I love being a father. “Father” is a bit on the formal side for my liking, so let’s make that “daddy” for now. I love the role even when it is unenjoyable. Sometimes the worst moments are the best moments!
For instance, what father–or mother for that matter–can think of early morning diaper changes without registering a slight twinge of pain buried deeply in their psyche. As they say, there are smells and sights that no one should see! And yet, the responsibility is really quite precious. And, I must ask, is there really anything on earth sweeter than those early morning smiles and coos that redeem it all? Even if it means tackling what must be the biggest instance of human excrement disposal known to mankind!? (Being daddy entitles me to a bit of hyperbole, I think.)
Can anything compare to the frustratingly delightful task of trying to prevent a pink-hooded leaf-eating-munchkin from doing what so naturally comes to her, eating the October leaves she’s playing in?

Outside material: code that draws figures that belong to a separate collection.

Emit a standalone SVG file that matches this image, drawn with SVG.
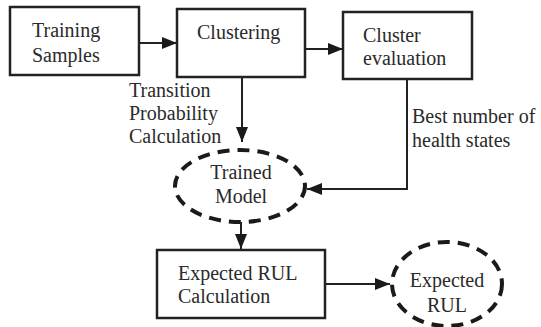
<svg xmlns="http://www.w3.org/2000/svg" width="541" height="327" viewBox="0 0 541 327">
<style>
  .box { fill: #fff; stroke: #222; stroke-width: 2.5; }
  .dash { fill: #fff; stroke: #1a1a1a; stroke-width: 4; stroke-dasharray: 12 8; }
  .t { font-family: "Liberation Serif", "Times New Roman", serif; font-size: 20px; fill: #2a2a2a; }
  .c { text-anchor: middle; }
  .line { fill: none; stroke: #222; stroke-width: 2; }
</style>
<defs>
  <marker id="arr" markerWidth="15" markerHeight="12" refX="15" refY="6" orient="auto" markerUnits="userSpaceOnUse">
    <path d="M0,0 L15,6 L0,12 Z" fill="#1a1a1a"/>
  </marker>
</defs>
<rect width="541" height="327" fill="#fff"/>
<g id="training-samples">
  <rect class="box" x="10" y="7" width="129" height="68"/>
  <text class="t" x="32" y="37">Training</text>
  <text class="t" x="32" y="62">Samples</text>
</g>
<g id="clustering">
  <rect class="box" x="177" y="9" width="128" height="68"/>
  <text class="t" x="197" y="39">Clustering</text>
</g>
<g id="cluster-evaluation">
  <rect class="box" x="343" y="12" width="129" height="67"/>
  <text class="t" x="363" y="42">Cluster</text>
  <text class="t" x="363" y="65">evaluation</text>
</g>
<g id="trained-model">
  <ellipse class="dash" cx="240" cy="186" rx="65" ry="36"/>
  <text class="t c" x="241" y="179">Trained</text>
  <text class="t c" x="241" y="203">Model</text>
</g>
<g id="expected-rul-calculation">
  <rect class="box" x="157" y="250" width="168" height="68"/>
  <text class="t" x="178" y="280">Expected RUL</text>
  <text class="t" x="178" y="303">Calculation</text>
</g>
<g id="expected-rul">
  <ellipse class="dash" cx="447" cy="284" rx="55" ry="42"/>
  <text class="t c" x="447" y="287">Expected</text>
  <text class="t c" x="447" y="312">RUL</text>
</g>
<g id="connectors">
  <line class="line" x1="139" y1="43" x2="177" y2="43" marker-end="url(#arr)"/>
  <line class="line" x1="305" y1="49" x2="343" y2="49" marker-end="url(#arr)"/>
  <line class="line" x1="242" y1="77" x2="242" y2="142" marker-end="url(#arr)"/>
  <polyline class="line" points="407,79 407,189 307,189" marker-end="url(#arr)"/>
  <line class="line" x1="241" y1="222" x2="241" y2="249" marker-end="url(#arr)"/>
  <line class="line" x1="325" y1="284" x2="390" y2="284" marker-end="url(#arr)"/>
  <text class="t" x="129" y="97">Transition</text>
  <text class="t" x="129" y="120">Probability</text>
  <text class="t" x="129" y="143">Calculation</text>
  <text class="t" x="412" y="123">Best number of</text>
  <text class="t" x="412" y="147">health states</text>
</g>
</svg>
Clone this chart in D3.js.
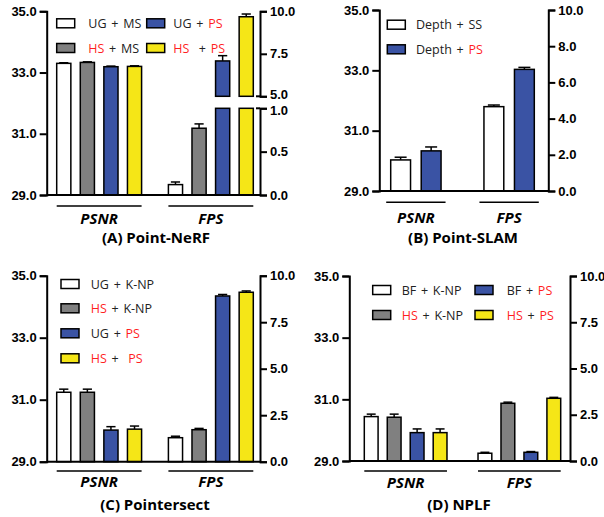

A father’s role is much different than a mother’s, and I would argue, much easier. It does, however, come with its own unique challenges. And, as it is the case with mothers, the very thing that would in any other context drive a guy nuts, become his very delight–at least a “dirty diaper” sort of delight.
There are many other double-edged realities to being a father which seem far more weighty than diaper changes or preventing leaf-eating. How about the fact that I am teaching my daughter every day, intentionally or unintentionally? That’s a big blessing. And a fearful responsibility. Umberto Eco once wrote in one of his novels: “I believe that what we become depends on what our fathers teach us at odd moments, when they aren’t trying to teach us”. Fathers, chew on that one for a moment, and see if your knees don’t shake!
I never knew my father, and so even though becoming a father is what I wanted, the concept always seemed to be intimidating. I am encouraged to know that from here on, I can apply the lessons I’ve learned in the first seven months. That is more comforting to me than you can probably imagine. Quite the seven months its been, too!